His temporary setback on the Wii lanes notwithstanding, Detomasi gives a thumbs up to the therapeutic way of the Wii.
“It’s kinda cool,” he says. “It’s a break from the normal grueling day of being scrunched and torqued. It’s painless. It’s fun.”
“The Wii adds a dimension that’s difficult to find in ‘normal’ therapy,” says Musick. “It’s a goal-oriented, it’s competition-oriented. It engages patients in a fun and interactive way.”
Additionally, “It stretches their comfort zone in a distracting way. They do things that might be reluctant to do in another setting.”
In other words, the Wii “disguises the fact that we’re working with them on balance, strength and proprioception,” says therapist Rachel Carter, invoking therapist speak for the ability to sense the position, location and movement of the body and its parts.
Although Carter acknowledges that younger patients – who have been suckled on video games – have an initial affinity to the Wii, that edge is short-lived.
“Some of the older guys might be intimidated at first,” but within 30 minutes of watching and playing, they’re going at it pretty good,” says Carter.
Then, smiling at the memory of the just concluded Hammen-Harnack bout, she adds, “The Wii can be pretty good cardio sometimes. They’re really moving their arms and their bodies.”
Frequently, they’re so zoned in on the screen, so intent on hitting a baseball, nailing a spare or landing that punch, that for a few frozen moments they’re someplace other than a wheelchair. Says Carter, “The Wii is an equalizer.”
Precisely what Alissa Thibeault had in mind a year ago when she lobbied Musick for a Wii for Craig.
A physical therapist, she saw the way players “twist and lean and reach,” and quickly divined its applicability to her patients. She foresaw that quadriplegics who are learning to do things like brush their hair while maintaining balance as they sit would find Wii a break from drudgery.
Problem was, when Thibeault approached Musick about the Wii, his response was “Wha?” But if he didn’t know what a Wii was in June, Musick sure did by Christmas. After purchasing one for his kids and watching them go at it, the light bulb in his head flashed on and – Wii-haw! – he bought one for the hospital in January.
It proved such an asset that Craig obtained another a month later. Soon, a third Wii will be added to its therapy arsenal thanks to the largesse of Stabila’s family.

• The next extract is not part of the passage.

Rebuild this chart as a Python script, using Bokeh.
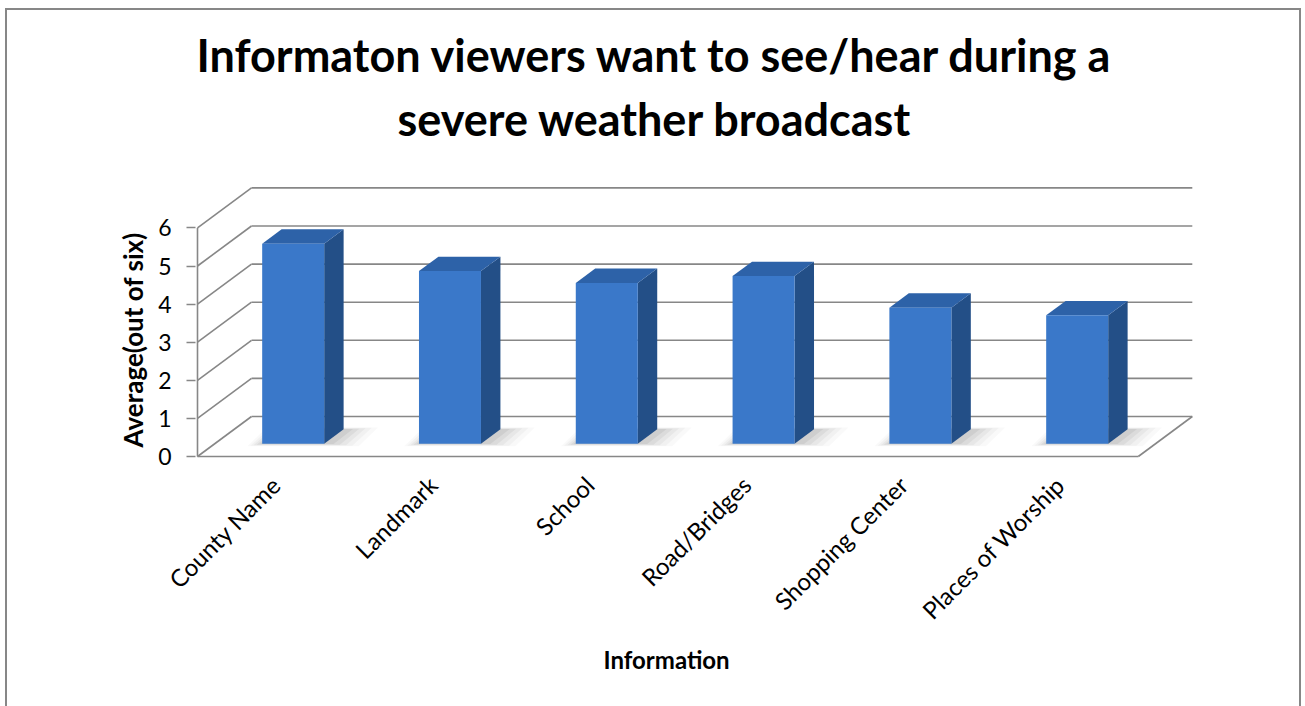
import math
from bokeh.plotting import figure
from bokeh.models import Range1d, FixedTicker, Title, InlineStyleSheet
from bokeh.embed import file_html
from bokeh.resources import INLINE

# ---------------- data ----------------
categories = ["County Name", "Landmark", "School", "Road/Bridges",
              "Shopping Center", "Places of Worship"]
values = [5.25, 4.53, 4.22, 4.40, 3.57, 3.37]
y_ticks = [0, 1, 2, 3, 4, 5, 6]
title_lines = ["Informaton viewers want to see/hear during a",
               "severe weather broadcast"]
x_title = "Information"
y_title = "Average(out of six)"

# ---------------- layout / projection ----------------
W, H = 1305, 706
PX = 156.8          # px per category
PY = 38.1           # px per value unit
DX = 54 / PX        # oblique depth offset (x, data units)
DY = 40 / PY        # oblique depth offset (y, data units)
X0_PX, Y0_PX = 197, 456          # front-left-bottom corner on canvas
FRAME_L, FRAME_R, FRAME_T, FRAME_B = 195, 1196, 184, 458
XL = -0.5                        # left edge of floor (category centers at 0..5)
XR = len(categories) - 0.5
x_start = XL - (X0_PX - FRAME_L) / PX
x_end = XL + (FRAME_R - X0_PX) / PX
y_start = -(FRAME_B - Y0_PX) / PY
y_end = (Y0_PX - FRAME_T) / PY

GRID = "#878787"
FONT = "Lato"

p = figure(width=W, height=H, x_range=Range1d(x_start, x_end),
           y_range=Range1d(y_start, y_end), output_backend="svg",
           toolbar_location=None,
           min_border_left=FRAME_L, min_border_right=W - FRAME_R,
           min_border_top=FRAME_T, min_border_bottom=H - FRAME_B)
p.outline_line_color = None
p.grid.visible = False
p.background_fill_color = "white"
p.border_fill_color = "white"
# chart-area border (Excel chart frame)
p.stylesheets = [InlineStyleSheet(css="""
:host::after {
  content: ""; position: absolute; left: 5px; top: 8px;
  width: 1296px; height: 698px; box-sizing: border-box;
  border: 2px solid #878787; border-bottom: none;
  pointer-events: none; z-index: 1000;
}
""")]

# ---------------- walls / floor ----------------
top_val = max(y_ticks)
p.segment(x0=[XL + DX] * len(y_ticks), y0=[k + DY for k in y_ticks],
          x1=[XR + DX] * len(y_ticks), y1=[k + DY for k in y_ticks],
          line_color=GRID, line_width=1.6)
p.segment(x0=[XL] * len(y_ticks), y0=y_ticks,
          x1=[XL + DX] * len(y_ticks), y1=[k + DY for k in y_ticks],
          line_color=GRID, line_width=1.6)
p.segment(x0=[XL, XL, XR], y0=[0, 0, 0],
          x1=[XL, XR, XR + DX], y1=[top_val, 0, DY],
          line_color=GRID, line_width=1.6)

# ---------------- bars ----------------
BAR_W = 62 / PX
F1, F2 = 0.32, 0.68

shadow_xs, shadow_ys, shadow_alpha = [], [], []
front_l, front_r, front_b, front_t = [], [], [], []
top_xs, top_ys, side_xs, side_ys = [], [], [], []
for i, v in enumerate(values):
    L = i - BAR_W / 2
    R = i + BAR_W / 2
    fx1, fy1 = F1 * DX, F1 * DY
    fx2, fy2 = F2 * DX, F2 * DY
    for e, a in [(0.19, 0.025), (0.15, 0.03), (0.11, 0.04), (0.07, 0.05), (0.03, 0.06)]:
        shadow_xs.append([L + fx1 - e * 0.5, R + fx1 + e + 0.03,
                          R + fx2 + e + 0.03, L + fx2 - e * 0.5])
        shadow_ys.append([fy1 - e * 0.35, fy1 - e * 0.35, fy2 + e * 0.25, fy2 + e * 0.25])
        shadow_alpha.append(a)
    front_l.append(L + fx1); front_r.append(R + fx1)
    front_b.append(fy1); front_t.append(v + fy1)
    top_xs.append([L + fx1, R + fx1, R + fx2, L + fx2])
    top_ys.append([v + fy1, v + fy1, v + fy2, v + fy2])
    side_xs.append([R + fx1, R + fx2, R + fx2, R + fx1])
    side_ys.append([fy1, fy2, v + fy2, v + fy1])

p.patches(xs=shadow_xs, ys=shadow_ys, fill_color="#000000",
          fill_alpha=shadow_alpha, line_color=None)
p.patches(xs=side_xs, ys=side_ys, fill_color="#234f87", line_color=None)
p.patches(xs=top_xs, ys=top_ys, fill_color="#2d62a8", line_color=None)
p.quad(left=front_l, right=front_r, bottom=front_b, top=front_t,
       fill_color="#3a78c9", line_color=None)

# ---------------- axes ----------------
p.yaxis.ticker = FixedTicker(ticks=y_ticks)
p.yaxis.axis_line_color = None
p.yaxis.major_tick_out = 9
p.yaxis.major_tick_in = 0
p.yaxis.major_tick_line_color = GRID
p.yaxis.major_tick_line_width = 1.6
p.yaxis.minor_tick_line_color = None
p.yaxis.major_label_standoff = 15
p.yaxis.major_label_text_font = FONT
p.yaxis.major_label_text_font_size = "23px"
p.yaxis.major_label_text_color = "#000000"

p.xaxis.ticker = FixedTicker(ticks=list(range(len(categories))))
p.xaxis.major_label_overrides = {i: c for i, c in enumerate(categories)}
p.xaxis.axis_line_color = None
p.xaxis.major_tick_line_color = None
p.xaxis.major_tick_out = 0
p.xaxis.major_tick_in = 0
p.xaxis.minor_tick_line_color = None
p.xaxis.major_label_orientation = math.pi / 4
p.xaxis.major_label_standoff = 22
p.xaxis.major_label_text_font = FONT
p.xaxis.major_label_text_font_size = "24px"
p.xaxis.major_label_text_color = "#000000"

# ---------------- titles ----------------
def bold_title(text, size, align="left", offset=0, standoff=10):
    return Title(text=text, align=align, offset=offset, standoff=standoff,
                 text_font=FONT, text_font_style="bold", text_font_size=size,
                 text_color="#000000")

# above: nearest to the plot first
p.add_layout(Title(text=" ", text_font_size="20px"), "above")          # spacer
p.add_layout(bold_title(title_lines[1], "45px", offset=202), "above")
p.add_layout(bold_title(title_lines[0], "45px", offset=1, standoff=5), "above")
p.add_layout(bold_title(x_title, "24px", offset=408), "below")
p.add_layout(bold_title(y_title, "26px", align="left", offset=11, standoff=14), "left")

open("out.html", "w").write(file_html(p, INLINE))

Although Stabila is no video game junkie, she says the Wii is “really good for eye-hand coordination.” And as she makes her way back from the horrific car crash that left her in a coma for four weeks and confronts what her husband Sal called “a perpetual healing process,” she’s discovered the Wii is “well, just fun.”
Harnack would probably agree. Sure, he’s “pretty wore out” as therapist Horii unwraps the bandages securing the game consoles to his hands. Sure, he’s feeling “not so good. I don’t get knocked down like that in real life.” Sure, he knows “it’s a game, but still. . .”
Still, he knows he’s going to work at Wii boxing. He knows there’s going to be a rematch with Hammen. He knows that soon enough, there’s just might be a new champion of the world.